Account-Based Marketing (ABM)
Many manufacturers depend on a small number of large accounts. Account-based marketing flips the traditional funnel by identifying high-value target accounts first, then crafting personalized campaigns to engage decision-makers within those companies. ABM combines targeted ads, custom content, direct outreach, and sales coordination to penetrate strategic accounts. For manufacturers selling six- or seven-figure contracts, ABM often delivers the highest ROI of any marketing approach.
Email Marketing and Lead Nurturing
Industrial sales cycles can stretch from months to years, which makes lead nurturing critical. Email marketing keeps your brand top-of-mind during long evaluations through educational drip sequences, product updates, application examples, and event invitations.

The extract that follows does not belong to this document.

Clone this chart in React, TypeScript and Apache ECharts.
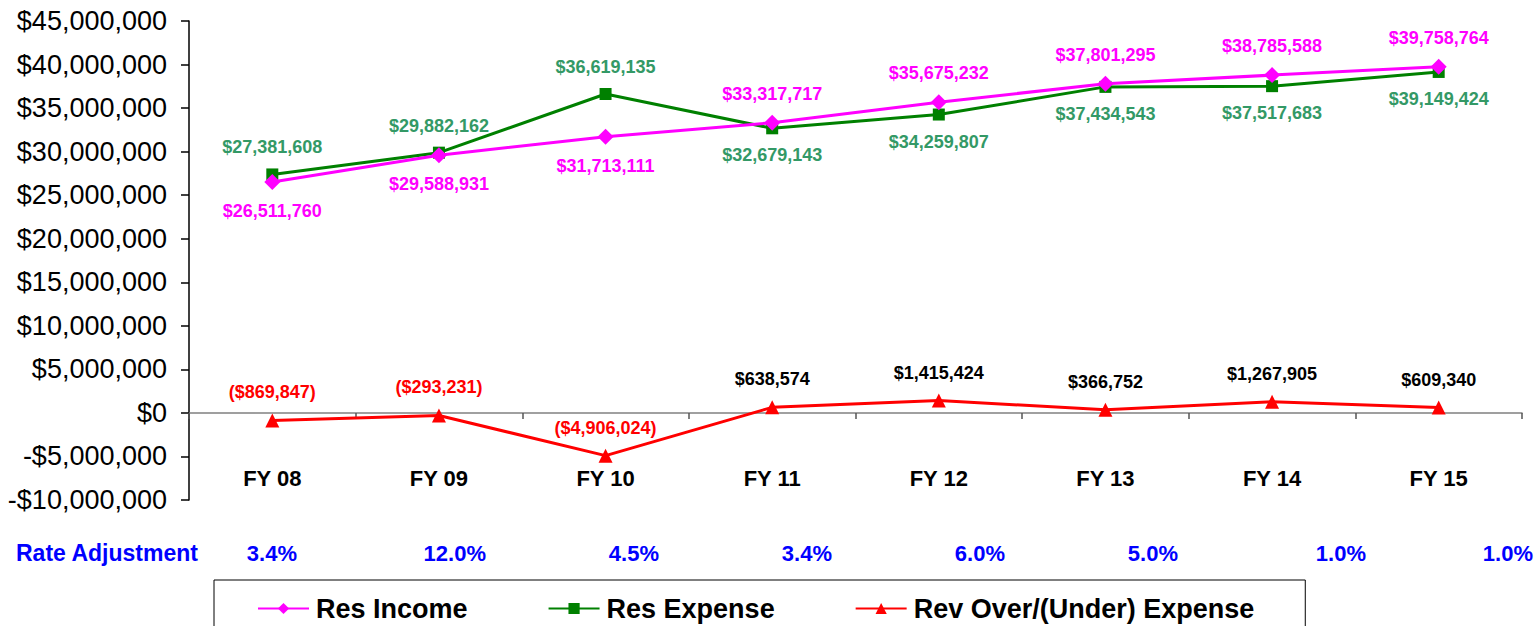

Marketing automation can score leads based on engagement, alerting sales reps when a prospect is showing buying signals like visiting pricing pages or downloading multiple resources.
Measuring Marketing’s Impact on Revenue
The single biggest opportunity for industrial marketers is connecting marketing activity to actual revenue. CRM integration, lead-source tracking, and closed-loop reporting reveal which campaigns generate qualified opportunities and which deliver real contracts. With this data, you can confidently invest more in what works and refine what doesn’t—turning marketing from a cost center into a measurable growth engine.
Conclusion
Digital marketing for manufacturers is no longer optional—it’s the foundation of modern industrial growth. By combining a strong website, technical SEO, authoritative content, LinkedIn, targeted paid media, ABM, and rigorous measurement, manufacturers can attract qualified buyers, accelerate deals, and outpace competitors who still rely on legacy tactics. With the right strategy, even small manufacturers can punch above their weight and win against much larger players in their niche.